• What you should do: In the data that follows, count each line holding the string "chart"; answer with the number only.

• Entries provided:
┄┄┄┄┄┄┄┄┄┄┄┄┄┄┄┄┄┄┄┄
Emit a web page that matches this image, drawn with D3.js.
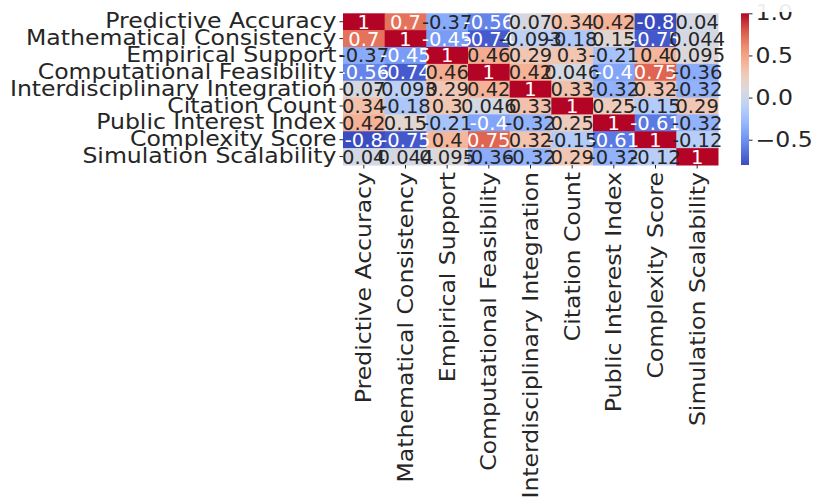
<!DOCTYPE html>
<head>
  <meta charset="utf-8">
  <script src="https://d3js.org/d3.v7.min.js"></script>
<style>
body, html {
    margin: 0;
    background: #fff;
}
svg text {
  font-family: "DejaVu Sans", sans-serif;
}
.lbl {
  fill: #262626;
  font-size: 20.5px;
}
.annot {
  font-size: 19.5px;
}
</style>
</head>
<body>
<div id="chart"></div>
<script>

var labels = ["Predictive Accuracy", "Mathematical Consistency", "Empirical Support",
  "Computational Feasibility", "Interdisciplinary Integration", "Citation Count",
  "Public Interest Index", "Complexity Score", "Simulation Scalability"];

var corr = [
  [1, 0.7, -0.37, -0.56, 0.07, 0.34, 0.42, -0.8, 0.04],
  [0.7, 1, -0.45, -0.74, -0.093, -0.18, 0.15, -0.75, 0.044],
  [-0.37, -0.45, 1, 0.46, 0.29, 0.3, -0.21, 0.4, 0.095],
  [-0.56, -0.74, 0.46, 1, 0.42, 0.046, -0.4, 0.75, -0.36],
  [0.07, -0.093, 0.29, 0.42, 1, 0.33, -0.32, 0.32, -0.32],
  [0.34, -0.18, 0.3, 0.046, 0.33, 1, 0.25, -0.15, 0.29],
  [0.42, 0.15, -0.21, -0.4, -0.32, 0.25, 1, -0.61, -0.32],
  [-0.8, -0.75, 0.4, 0.75, 0.32, -0.15, -0.61, 1, -0.12],
  [0.04, 0.044, 0.095, -0.36, -0.32, 0.29, -0.32, -0.12, 1]
];

var cbarTicks = [1.0, 0.5, 0.0, -0.5];

// coolwarm, sampled
var coolwarm = ["#3b4cc0", "#5977e3", "#7b9ff9", "#9ebeff", "#c0d4f5", "#dddcdc",
                "#f2cbb7", "#f7ac8e", "#ee8468", "#d65244", "#b40426"];
var vmin = -0.8, vmax = 1;
var interp = d3.interpolateRgbBasis(coolwarm);
var color = function(v) { return interp((v - vmin) / (vmax - vmin)); };

var stretch = 1.15; // the labels in the reference run a bit wide

var width = 814, height = 498;
var svg = d3.select("#chart").append("svg")
    .attr("width", width)
    .attr("height", height);

var top0 = 13.3, bot0 = 165;
var x = d3.scaleBand().domain(d3.range(9)).range([343, 718]);
var y = d3.scaleBand().domain(d3.range(9)).range([top0, bot0]);

var cells = [];
corr.forEach(function(row, i) {
  row.forEach(function(v, j) { cells.push({i: i, j: j, v: v}); });
});

svg.append("g").selectAll("rect")
  .data(cells)
  .enter().append("rect")
    .attr("x", function(d) { return x(d.j); })
    .attr("y", function(d) { return y(d.i); })
    .attr("width", x.bandwidth() + 0.5)
    .attr("height", y.bandwidth() + 0.5)
    .attr("fill", function(d) { return color(d.v); });

// seaborn picks text colour from cell luminance
function lum(c) {
  var rgb = d3.rgb(c);
  var f = function(u) { u = u / 255; return u <= 0.03928 ? u / 12.92 : Math.pow((u + 0.055) / 1.055, 2.4); };
  return 0.2126 * f(rgb.r) + 0.7152 * f(rgb.g) + 0.0722 * f(rgb.b);
}

svg.append("g").selectAll("text")
  .data(cells)
  .enter().append("text")
    .attr("class", "annot")
    .attr("x", function(d) { return x(d.j) + x.bandwidth() / 2; })
    .attr("y", function(d) { return y(d.i) + y.bandwidth() / 2; })
    .attr("dy", "0.36em")
    .attr("text-anchor", "middle")
    .attr("fill", function(d) { return lum(color(d.v)) > 0.408 ? "#262626" : "#ffffff"; })
    .text(function(d) { return String(d.v); });

// y axis
var yAxis = svg.append("g")
    .attr("transform", "translate(343,0)")
    .call(d3.axisLeft(y).tickSize(3.5).tickPadding(3).tickFormat(function(i) { return labels[i]; }));
yAxis.select(".domain").remove();
yAxis.selectAll("line").attr("stroke", "#262626");
yAxis.selectAll("text")
    .attr("class", "lbl")
    .attr("x", -6.5 / stretch)
    .attr("dy", "0.32em")
    .attr("transform", "scale(" + stretch + ",1)");

// x axis
var xAxis = svg.append("g")
    .attr("transform", "translate(0," + bot0 + ")")
    .call(d3.axisBottom(x).tickSize(3.5).tickPadding(3).tickFormat(function(i) { return labels[i]; }));
xAxis.select(".domain").remove();
xAxis.selectAll("line").attr("stroke", "#262626");
xAxis.selectAll("text")
    .attr("class", "lbl")
    .attr("transform", "rotate(-90) scale(" + stretch + ",1)")
    .attr("x", -7 / stretch)
    .attr("y", 0)
    .attr("dy", "0.36em")
    .style("text-anchor", "end");

// colorbar
var cbY = d3.scaleLinear().domain([vmin, vmax]).range([bot0, top0]);
var grad = svg.append("defs").append("linearGradient")
    .attr("id", "cb").attr("x1", 0).attr("y1", 1).attr("x2", 0).attr("y2", 0);
d3.range(0, 1.0001, 0.05).forEach(function(t) {
  grad.append("stop").attr("offset", t).attr("stop-color", interp(t));
});
svg.append("rect")
    .attr("x", 741).attr("y", top0)
    .attr("width", 8).attr("height", bot0 - top0)
    .attr("fill", "url(#cb)");

var cbAxis = svg.append("g")
    .attr("transform", "translate(749,0)")
    .call(d3.axisRight(cbY).tickValues(cbarTicks).tickSize(3.5).tickPadding(3)
      .tickFormat(function(v) { return d3.format(".1f")(v).replace("-", "\u2212"); }));
cbAxis.select(".domain").remove();
cbAxis.selectAll("line").attr("stroke", "#262626");
cbAxis.selectAll("text")
    .attr("class", "lbl")
    .attr("x", 6.5 / stretch)
    .attr("dy", "0.32em")
    .attr("transform", "scale(" + stretch + ",1)");

// faded strip at the very top, as in the reference
svg.append("rect")
    .attr("x", 0).attr("y", 0)
    .attr("width", width).attr("height", 12)
    .attr("fill", "#fff")
    .attr("opacity", 0.92);

</script>
</body>
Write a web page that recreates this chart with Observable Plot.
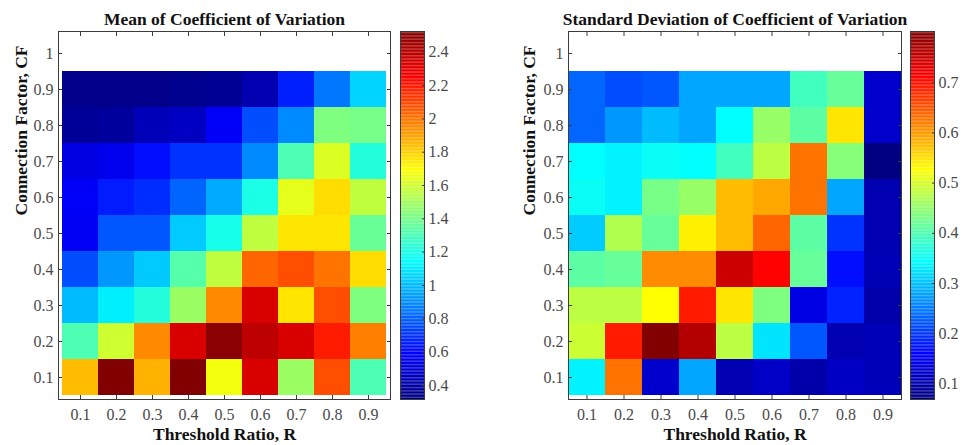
<!DOCTYPE html>
<html>
<head>
<meta charset="utf-8">
<script src="https://cdn.jsdelivr.net/npm/d3@7"></script>
<script src="https://cdn.jsdelivr.net/npm/@observablehq/plot@0.6"></script>
<style>
  html, body { margin: 0; padding: 0; background: #fff; }
  body { width: 961px; height: 445px; overflow: hidden; position: relative; }
  .abs { position: absolute; top: 0; }
</style>
</head>
<body>
<div id="p1" class="abs" style="left:0px"></div>
<div id="c1" class="abs" style="left:400px"></div>
<div id="p2" class="abs" style="left:480px"></div>
<div id="c2" class="abs" style="left:910px"></div>
<script>
// Threshold ratio R (columns) and connection factor CF (rows, top to bottom)
const rValues = [0.1, 0.2, 0.3, 0.4, 0.5, 0.6, 0.7, 0.8, 0.9];
const cfValues = [0.9, 0.8, 0.7, 0.6, 0.5, 0.4, 0.3, 0.2, 0.1];
const cfTicks = [1, 0.9, 0.8, 0.7, 0.6, 0.5, 0.4, 0.3, 0.2, 0.1];

// Mean of coefficient of variation (rows CF 0.9 -> 0.1, columns R 0.1 -> 0.9)
const meanCV = [
  [0.34, 0.34, 0.34, 0.35, 0.36, 0.42, 0.66, 0.85, 1.05],
  [0.37, 0.38, 0.44, 0.46, 0.58, 0.76, 0.89, 1.42, 1.40],
  [0.53, 0.55, 0.62, 0.70, 0.70, 0.89, 1.31, 1.62, 1.22],
  [0.58, 0.65, 0.69, 0.81, 0.96, 1.20, 1.64, 1.77, 1.56],
  [0.57, 0.78, 0.78, 1.03, 1.19, 1.56, 1.75, 1.75, 1.37],
  [0.76, 0.92, 1.03, 1.33, 1.56, 2.03, 2.08, 2.00, 1.77],
  [1.00, 1.11, 1.22, 1.48, 1.95, 2.33, 1.75, 2.08, 1.42],
  [1.31, 1.59, 1.95, 2.33, 2.50, 2.39, 2.33, 2.19, 1.97],
  [1.84, 2.52, 1.86, 2.52, 1.67, 2.33, 1.48, 2.08, 1.31]
];

// Standard deviation of coefficient of variation
const sdCV = [
  [0.234, 0.216, 0.223, 0.280, 0.280, 0.280, 0.390, 0.417, 0.124],
  [0.234, 0.270, 0.296, 0.280, 0.344, 0.454, 0.410, 0.545, 0.124],
  [0.344, 0.335, 0.350, 0.344, 0.390, 0.480, 0.627, 0.440, 0.070],
  [0.350, 0.335, 0.430, 0.454, 0.575, 0.590, 0.627, 0.280, 0.104],
  [0.307, 0.470, 0.417, 0.537, 0.575, 0.637, 0.410, 0.197, 0.106],
  [0.410, 0.417, 0.610, 0.610, 0.747, 0.710, 0.417, 0.170, 0.108],
  [0.480, 0.480, 0.527, 0.692, 0.545, 0.435, 0.142, 0.186, 0.100],
  [0.490, 0.692, 0.800, 0.765, 0.480, 0.325, 0.223, 0.105, 0.110],
  [0.335, 0.627, 0.124, 0.280, 0.105, 0.120, 0.100, 0.118, 0.110]
];

const meanDomain = [0.316, 2.524];
const sdDomain = [0.069, 0.802];
const meanTicks = [0.4, 0.6, 0.8, 1, 1.2, 1.4, 1.6, 1.8, 2, 2.2, 2.4];
const sdTicks = [0.1, 0.2, 0.3, 0.4, 0.5, 0.6, 0.7];

const titles = ["Mean of Coefficient of Variation", "Standard Deviation of Coefficient of Variation"];
const xLabel = "Threshold Ratio, R";
const yLabel = "Connection Factor, CF";

// MATLAB "jet" colormap
function jet(t) {
  const c = v => Math.max(0, Math.min(1, v));
  const r = c(1.5 - Math.abs(4 * t - 3));
  const g = c(1.5 - Math.abs(4 * t - 2));
  const b = c(1.5 - Math.abs(4 * t - 1));
  return `rgb(${Math.round(r * 255)},${Math.round(g * 255)},${Math.round(b * 255)})`;
}

const fontFamily = '"Liberation Serif", "Times New Roman", serif';
const baseStyle = {fontFamily, fontSize: "16px", color: "#4a4a4a", background: "transparent", overflow: "visible"};
const fmt = d3.format("~g");
const lineColor = "#3c3c3c";

function panel({rows, domain, title, width, marginLeft, marginRight, yLabelDx}) {
  const cells = cfValues.flatMap((cf, i) => rValues.map((r, j) => ({r, cf, v: rows[i][j]})));
  return Plot.plot({
    width, height: 445,
    marginTop: 31, marginBottom: 46, marginLeft, marginRight,
    style: baseStyle,
    x: {type: "band", domain: rValues, padding: 0, label: null},
    y: {type: "band", domain: cfTicks, padding: 0, label: null},
    color: {type: "linear", domain, interpolate: jet, clamp: true},
    marks: [
      Plot.cell(cells, {x: "r", y: "cf", fill: "v", inset: 0, shapeRendering: "crispEdges"}),
      Plot.frame({stroke: lineColor}),
      Plot.axisX({anchor: "bottom", tickSize: -4, tickFormat: () => "", label: null, stroke: lineColor}),
      Plot.axisX({anchor: "top", tickSize: -4, tickFormat: () => "", label: null, stroke: lineColor}),
      Plot.axisY({anchor: "left", tickSize: -4, tickFormat: () => "", label: null, stroke: lineColor}),
      Plot.axisY({anchor: "right", tickSize: -4, tickFormat: () => "", label: null, stroke: lineColor}),
      Plot.axisX({anchor: "bottom", tickSize: 0, tickPadding: 9, tickFormat: fmt, label: null}),
      Plot.axisY({anchor: "left", tickSize: 0, tickPadding: 5, tickFormat: fmt, label: null}),
      Plot.text([title], {text: d => d, frameAnchor: "top", lineAnchor: "bottom", dy: -7,
        fontSize: 17.5, fontWeight: "bold", fill: "#111"}),
      Plot.text([xLabel], {text: d => d, frameAnchor: "bottom", lineAnchor: "bottom", dy: 40,
        fontSize: 17.5, fontWeight: "bold", fill: "#111"}),
      Plot.text([yLabel], {text: d => d, frameAnchor: "left", rotate: -90, dx: yLabelDx,
        fontSize: 17.5, fontWeight: "bold", fill: "#111"})
    ]
  });
}

function colorbar({domain, ticks, width}) {
  const n = 256;
  const step = (domain[1] - domain[0]) / n;
  const steps = d3.range(n).map(i => domain[0] + i * step);
  return Plot.plot({
    width, height: 445,
    marginTop: 31, marginBottom: 46, marginLeft: 0, marginRight: width - 24,
    style: baseStyle,
    x: {domain: [0, 1], axis: null},
    y: {domain, label: null},
    color: {type: "linear", domain, interpolate: jet, clamp: true},
    marks: [
      Plot.rect(steps, {x1: 0, x2: 1, y1: d => d, y2: d => d + step * 1.02, fill: d => d + step / 2}),
      Plot.frame({stroke: lineColor}),
      Plot.axisY({anchor: "right", ticks, tickSize: -3, tickFormat: () => "", label: null, stroke: lineColor}),
      Plot.axisY({anchor: "right", ticks, tickSize: 0, tickPadding: 4, tickFormat: fmt, label: null})
    ]
  });
}

document.getElementById("p1").append(panel({rows: meanCV, domain: meanDomain, title: titles[0],
  width: 400, marginLeft: 58, marginRight: 10, yLabelDx: -37}));
document.getElementById("c1").append(colorbar({domain: meanDomain, ticks: meanTicks, width: 61}));
document.getElementById("p2").append(panel({rows: sdCV, domain: sdDomain, title: titles[1],
  width: 430, marginLeft: 88, marginRight: 9, yLabelDx: -39}));
document.getElementById("c2").append(colorbar({domain: sdDomain, ticks: sdTicks, width: 51}));
</script>
</body>
</html>
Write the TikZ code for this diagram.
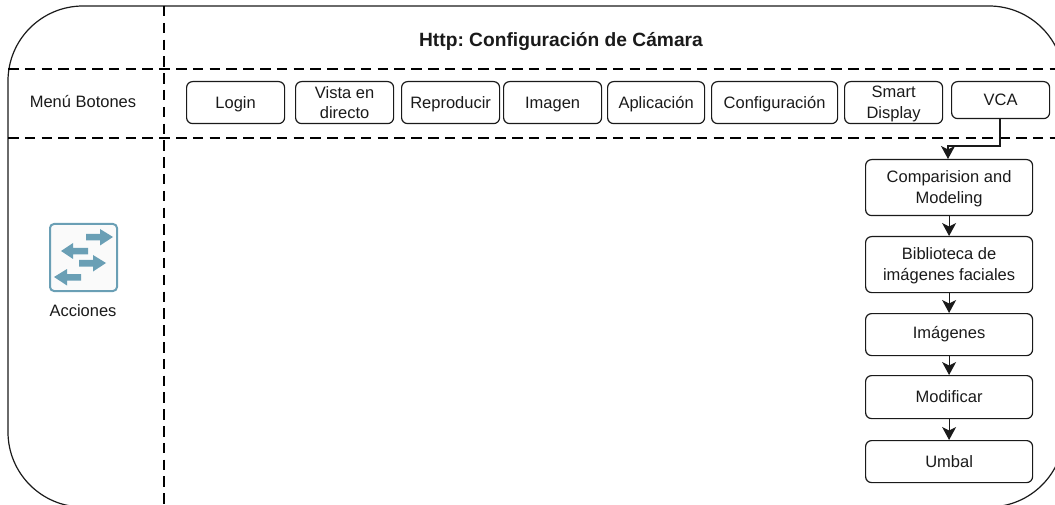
\documentclass[tikz,border=0pt]{standalone}
\usepackage{fontspec}
\setmainfont{Liberation Sans}
\usetikzlibrary{arrows.meta}
\definecolor{ink}{HTML}{1A1A1A}
\definecolor{iconblue}{HTML}{6A9FB5}
\frenchspacing
\tikzset{
  x=1pt,y=-1pt,
  every node/.style={font=\fontsize{16.5}{20.5}\selectfont,text=ink,inner sep=0pt},
  btn/.style={draw=ink,line width=1.2pt,rounded corners=6pt,align=center,anchor=north west},
  sep/.style={draw=black,line width=2.8pt,dash pattern=on 10.5pt off 6.3pt},
  flow/.style={draw=ink,line width=1.2pt,-{Stealth[length=13pt,width=14pt,inset=3.5pt]}},
  outer/.style={draw=ink,line width=1.2pt,rounded corners=75pt},
  iconarrow/.style={fill=iconblue,draw=none}
}
\newcommand{\btnbox}[6]{\node[btn,minimum width=#4pt-#2pt,minimum height=#5pt-#3pt] (#1) at (#2,#3) {#6};}
\newcommand{\lowr}{\rule{0pt}{14.5pt}}
\begin{document}
\begin{tikzpicture}
\useasboundingbox (0,0) rectangle (1055,505);
\clip (0,0) rectangle (1055,505);
\draw[outer] (8,6) rectangle (1064,507);
\coordinate (h1a) at (8,69); \coordinate (h1b) at (1055,69);
\coordinate (h2a) at (8,138); \coordinate (h2b) at (1055,138);
\coordinate (v1a) at (164,6); \coordinate (v1b) at (164,505);
\draw[sep] (h1a) -- (h1b);
\draw[sep] (h2a) -- (h2b);
\draw[sep] (v1a) -- (v1b);
\node[font=\fontsize{19.2}{22}\selectfont\bfseries] (title) at (561,41) {Http: Configuración de Cámara};
\node (menu) at (83,102) {Menú Botones};
\btnbox{login}{186}{81}{284}{123}{\lowr Login}
\btnbox{vista}{295}{81}{393}{123}{Vista en\\directo}
\btnbox{repro}{401}{81}{499}{123}{\lowr Reproducir}
\btnbox{imagen}{503}{81}{601}{123}{\lowr Imagen}
\btnbox{aplic}{607}{81}{704}{123}{\lowr Aplicación}
\btnbox{config}{711}{81}{837}{123}{\lowr Configuración}
\btnbox{smart}{844}{81}{942}{123}{\lowr Smart\\Display}
\btnbox{vca}{951}{81}{1049}{118}{VCA}
\btnbox{comp}{865}{159}{1032}{215}{\lowr Comparision and\\Modeling}
\btnbox{bibl}{865}{236}{1032}{292}{\lowr Biblioteca de\\imágenes faciales}
\btnbox{imgs}{865}{313}{1032}{355}{Imágenes}
\btnbox{modif}{865}{375}{1032}{418}{Modificar}
\btnbox{umbal}{865}{440}{1032}{482}{Umbal}
\coordinate (vcabot) at (1000,118);
\coordinate (comptop) at (948,159);
\draw[flow] (vcabot) -- (1000,146) -- (948,146) -- (comptop);
\draw[flow] (comp) -- (bibl);
\draw[flow] (bibl) -- (imgs);
\draw[flow] (imgs) -- (modif);
\draw[flow] (modif) -- (umbal);
\node[draw=iconblue,fill=black!2,line width=2pt,rounded corners=4pt,minimum width=67pt,minimum height=67pt] (icon) at (83.5,257.5) {};
\fill[iconarrow] (86,234) -- (100,234) -- (100,229) -- (113,237) -- (100,245.5) -- (100,240.5) -- (86,240.5) -- cycle;
\fill[iconarrow] (88,248) -- (73,248) -- (73,243) -- (61,251) -- (73,259) -- (73,254.5) -- (88,254.5) -- cycle;
\fill[iconarrow] (79,260) -- (93,260) -- (93,255) -- (106,263) -- (93,271.5) -- (93,266.5) -- (79,266.5) -- cycle;
\fill[iconarrow] (81,274) -- (67,274) -- (67,269) -- (54,277) -- (67,285.5) -- (67,280.5) -- (81,280.5) -- cycle;
\node (acc) at (83,311) {Acciones};
\end{tikzpicture}
\end{document}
┄┄┄┄┄┄┄┄┄┄┄┄┄┄┄┄┄┄┄┄
• Written response: 3